Fork me on GitHub
#specter
<
2017-03-18
>
mars0i03:03:29

nathanmarz or anyone else, I'd like check my understanding of those keys-in functions from earlier if someone is willing. Here are very informal explanations of the functions' operations as I understand them. This would help me understand some basic ideas of specter. Specter's already been useful for me, but once I went beyond very simple things I was getting confused. No need if you're not interested, too busy, etc.

mars0i03:03:56

(defn simple-keybranches [m]
  (let [p (recursive-path [] p
            (if-path map?
              [ALL (collect-one FIRST) LAST p]
              STAY))]
    (map butlast (select p m))))
;; Explanation:
;; I'm given a map of maps of ... and 
;; (A) since it's a map
;; it's passed to the first collection of navigators, which begins with ALL, so
;; for each MapEntry in the map
;; add its first element (key) to:
;; passing its last element (val) to ... now recurse (which is what p does),
;; i.e. for each of those map vals continue at (A)
;; 
;; On each of these branches, we eventually get to a non-map;
;; return it and stop processing on that branch (STAY).
;;
;; However, this last thing returned is not one of the keys, it's
;; the terminal val.  So we end up with the leaf vals in each
;; sequence.  To strip them out, map butlast over the entire result.

mars0i03:03:21

(defn faster-keybranches [m]
  (let [p (recursive-path [] p
            (if-path map?
              [ALL
               (if-path [LAST map?]
                [(collect-one FIRST) LAST p]
                FIRST)]))]
    (select p m)))
;; Explanation:
;; I'm given a map of maps of ... and 
;; (A) since it's a map
;; it's passed to ALL, i.e.
;; for each MapEntry e in the map,
;;   if e's val is also a map
;;     add its first element (key) to:
;;     passing its last element (val) to ... now recurse (which is what p does),
;;     i.e. for each of those map vals continue at (A)
;;   or if e's val is not a map, then
;;     get its first element, i.e. its key
;; On each of these branches, we eventually get to a non-map,
;; in which case stop processing on that branch and return nothing.

mars0i03:03:06

A question: Is the main reason that the first one should be faster is because the butlast is required to strip off the leaf elements?

mars0i03:03:26

I actually want those!
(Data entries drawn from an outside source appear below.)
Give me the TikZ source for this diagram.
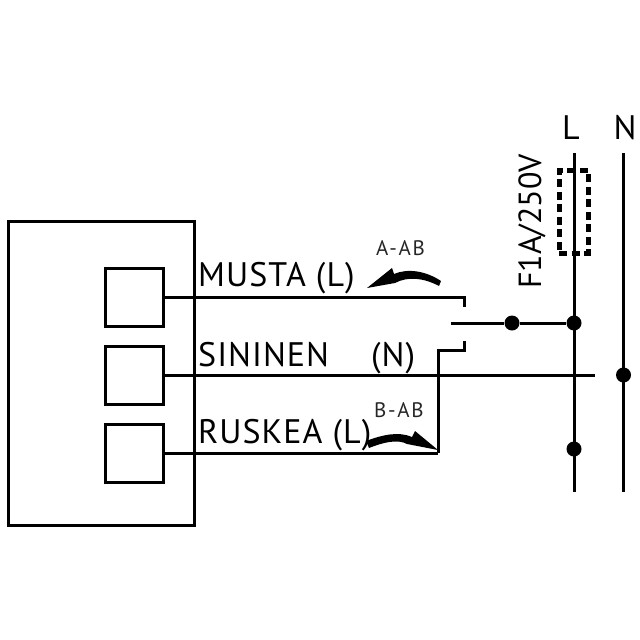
\documentclass[tikz,border=0pt]{standalone}
\usepackage{fontspec}
\setmainfont{PT Sans}
\newfontfamily\dinfont[LetterSpace=3]{PT Sans}
\newfontfamily\dinsmall[LetterSpace=8]{PT Sans}
\tikzset{
  wire/.style={line width=3pt,line cap=butt,line join=miter},
  termbox/.style={draw,line width=3pt,outer sep=0pt,minimum width=58pt,minimum height=58pt,inner sep=0pt,anchor=north west},
  dot/.style={circle,fill=black,minimum size=15pt,inner sep=0pt},
  biglabel/.style={inner sep=0pt,font=\dinfont\fontsize{34}{34}\selectfont},
  smalllabel/.style={inner sep=0pt,font=\dinsmall\fontsize{21}{21}\selectfont,text=black!85},
}
\begin{document}
\begin{tikzpicture}[x=1pt,y=-1pt]
\useasboundingbox (0,0) rectangle (640,640);
\node[draw,line width=3pt,outer sep=0pt,minimum width=186pt,minimum height=304pt,inner sep=0pt,anchor=north west] (outer) at (8,221) {};
\node[termbox] (t1) at (105,268) {};
\node[termbox] (t2) at (105,346) {};
\node[termbox] (t3) at (105,424) {};
% coordinates
\coordinate (a1) at (464,297);
\coordinate (a2) at (464,307);
\coordinate (c1) at (451,323);
\coordinate (b1) at (464,341);
\coordinate (b2) at (464,350);
\coordinate (b3) at (438,350);
\coordinate (b4) at (438,453);
\coordinate (nEnd) at (595,375);
\coordinate (Ltop) at (574,153);
\coordinate (Lbot) at (574,492);
\coordinate (Ntop) at (623.5,153);
\coordinate (Nbot) at (623.5,492);
\node[dot] (d1) at (512,323) {};
\node[dot] (d2) at (574,323) {};
\node[dot] (d3) at (623.5,375) {};
\node[dot] (d4) at (574,449) {};
% wires
\draw[wire] (t1.east |- a1) -- (a1) -- (a2);
\draw[wire] (c1) -- (d1) -- (d2);
\draw[wire] (b1) -- (b2) -- (b3) -- (b4);
\draw[wire] (t2.east |- nEnd) -- (nEnd);
\draw[wire] (t3.east |- b4) -- (b4);
\draw[wire] (Ltop) -- (Lbot);
\draw[wire] (Ntop) -- (Nbot);
% fuse
\node[draw,line width=5pt,dash pattern=on 8pt off 4.5pt,minimum width=29pt,minimum height=83pt,inner sep=0pt] (fuse) at (573.5,211.5) {};
% labels
\node[biglabel,anchor=base west] (musta) at (198,286.5) {MUSTA (L)};
\node[biglabel,anchor=base west] (sininen) at (198,366) {SININEN};
\node[biglabel,anchor=base west] (nlab) at (371,366) {(N)};
\node[biglabel,anchor=base west] (ruskea) at (198,443) {RUSKEA (L)};
\node[smalllabel,anchor=base west] (aab) at (376,255) {A-AB};
\node[smalllabel,anchor=base west] (bab) at (374,417) {B-AB};
\node[biglabel,anchor=base] (L) at (571,139) {L};
\node[biglabel,anchor=base] (N) at (625,139) {N};
\node[inner sep=0pt,font=\fontsize{32}{32}\selectfont,anchor=base west,rotate=90] (rating) at (541,289) {F1A/250V};
% switch arrows
\fill (367,288) -- (392,268) -- (394,274) .. controls (408,268) and (426,271) .. (441,281) -- (439,286) .. controls (424,278) and (408,276) .. (395,283) -- cycle;
\fill (438,450) -- (415,431) -- (412,437) .. controls (398,431) and (382,435) .. (366,441) -- (369,448) .. controls (384,442) and (398,439) .. (407,444) -- cycle;
\end{tikzpicture}
\end{document}
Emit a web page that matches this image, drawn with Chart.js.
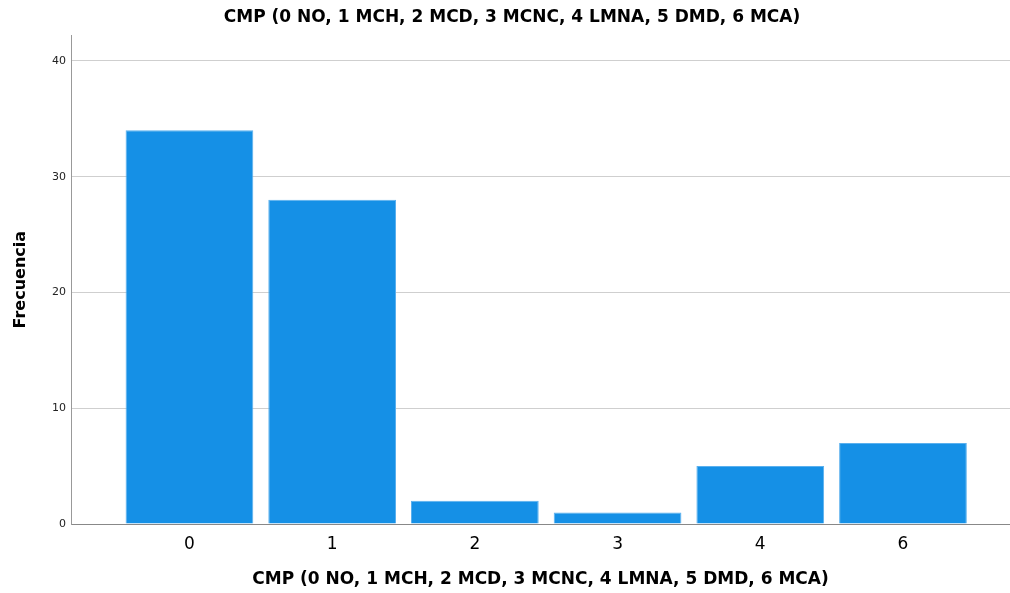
<!DOCTYPE html>
<html>
<head>
<meta charset="utf-8">
<script src="https://cdn.jsdelivr.net/npm/chart.js@4"></script>
<style>
html,body{margin:0;padding:0;background:#fff;}
#wrap{width:1010px;height:593px;}
</style>
</head>
<body>
<div id="wrap"><canvas id="c" width="1010" height="593"></canvas></div>
<script>
const categories = ['0', '1', '2', '3', '4', '6'];
const frecuencia = [34, 28, 2, 1, 5, 7];
const yTicks = [0, 10, 20, 30, 40];
const titleText = 'CMP (0 NO, 1 MCH, 2 MCD, 3 MCNC, 4 LMNA, 5 DMD, 6 MCA)';
const yTitle = 'Frecuencia';

const fontFamily = '"DejaVu Sans", sans-serif';

new Chart(document.getElementById('c'), {
  type: 'bar',
  data: {
    datasets: [{
      data: frecuencia.map((v, i) => ({x: i, y: v})),
      backgroundColor: 'rgb(21,144,230)',
      borderColor: 'rgb(90,176,238)',
      borderWidth: 1,
      barPercentage: 0.895,
      categoryPercentage: 1.0
    }]
  },
  options: {
    responsive: false,
    animation: false,
    layout: {padding: {left: 14, right: 0, top: 0, bottom: 0}},
    plugins: {
      legend: {display: false},
      tooltip: {enabled: false},
      title: {
        display: true,
        text: titleText,
        color: '#000',
        font: {family: fontFamily, size: 17, weight: 'bold'},
        padding: {top: 7, bottom: 8}
      }
    },
    scales: {
      x: {
        type: 'linear',
        offset: false,
        min: -0.83,
        max: 5.75,
        afterBuildTicks: (s) => { s.ticks = categories.map((c, i) => ({value: i})); },
        afterFit: (s) => { s.height = 69; },
        ticks: {
          callback: (v) => categories[v],
          color: '#000',
          font: {family: fontFamily, size: 17},
          padding: 10,
          maxRotation: 0,
          autoSkip: false
        },
        grid: {display: false, drawTicks: false},
        border: {color: '#888', width: 1},
        title: {
          display: true,
          text: titleText,
          color: '#000',
          font: {family: fontFamily, size: 17, weight: 'bold'},
          padding: {top: 0, bottom: 3}
        }
      },
      y: {
        min: 0,
        max: 42.2,
        afterBuildTicks: (s) => { s.ticks = yTicks.map(v => ({value: v})); },
        afterFit: (s) => { s.width = 57; },
        ticks: {
          color: '#222',
          font: {family: fontFamily, size: 11},
          padding: 5
        },
        grid: {
          color: (ctx) => ctx.tick && ctx.tick.value === 0 ? 'rgba(0,0,0,0)' : '#cfcfcf',
          lineWidth: 1,
          drawTicks: false
        },
        border: {color: '#999', width: 1},
        title: {
          display: true,
          text: yTitle,
          color: '#000',
          font: {family: fontFamily, size: 16, weight: 'bold'},
          padding: {top: -3, bottom: 0}
        }
      }
    }
  }
});
</script>
</body>
</html>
I was trying to figure out how to get the key paths, and then figured it would be easy to add the leaf elements, but that seemed like an additional step, so I didn't mention it. So I can just leave out the butlast for my application.

mars0i03:03:53

So far it looks like there's no speed difference between the two specter definitions and the others for my small embedded maps, but that's not surprising. I'm curious to try it with a larger structure, though.

nathanmarz12:03:16

correct, that's why the butlast is there

nathanmarz12:03:00

I've had issues profiling with criterium before, I did Specter's benchmarks manually: https://github.com/nathanmarz/specter/blob/master/scripts/benchmarks.clj

nathanmarz12:03:55

the first run through the specter code it's doing inline compilation/caching, so unless you look at the aggregate of many runs that will skew the results

nathanmarz12:03:10

not sure if criterium handles that

mars0i16:03:56

Yes, that's the point of Criterium--to do that for you. It's supposed to run the code a bunch of times before starting timing, and then it reports average times from many runs. It's also supposed to put garbage collection in a fresh state beforehand. However, something's wrong with my testing. All of the functions are just as fast with huge embedded maps as with small ones. One has to worry about setting up tests in such a way that Java or Clojure optimizes them away. It looks like what worked to avoid that in the past isn't working for me. I have to investigate.

mars0i16:03:26

Halfway systematic testing by hand suggests that both specter keybranch functions are much faster on a large embedded map (800K paths) than all of the other definitions, except for miner49r's reduce-kv version, which has comparable speed.

mars0i17:03:27

amalloy's definition might be fastest on small maps, but my testing so far isn't rigorous enough to be sure.

nathanmarz17:03:59

ah yea, the reduce-kv version should be very fast

nathanmarz17:03:28

the amalloy one uses for on the map which adds a lot of overhead

nathanmarz17:03:58

for the first specter version you should wrap the (map butlast ...) in a doall so that the laziness doesn't avoid measurement

mars0i18:03:05

I'm putting all of the results through doall. As far as I can tell, none of them produce lazy sequences for the internal sequences.

mars0i19:03:51

Problem with Criterium was not optimization. Foolish mistake I was quoting the code passed to Criterium's macro. It's not supposed to be quoted.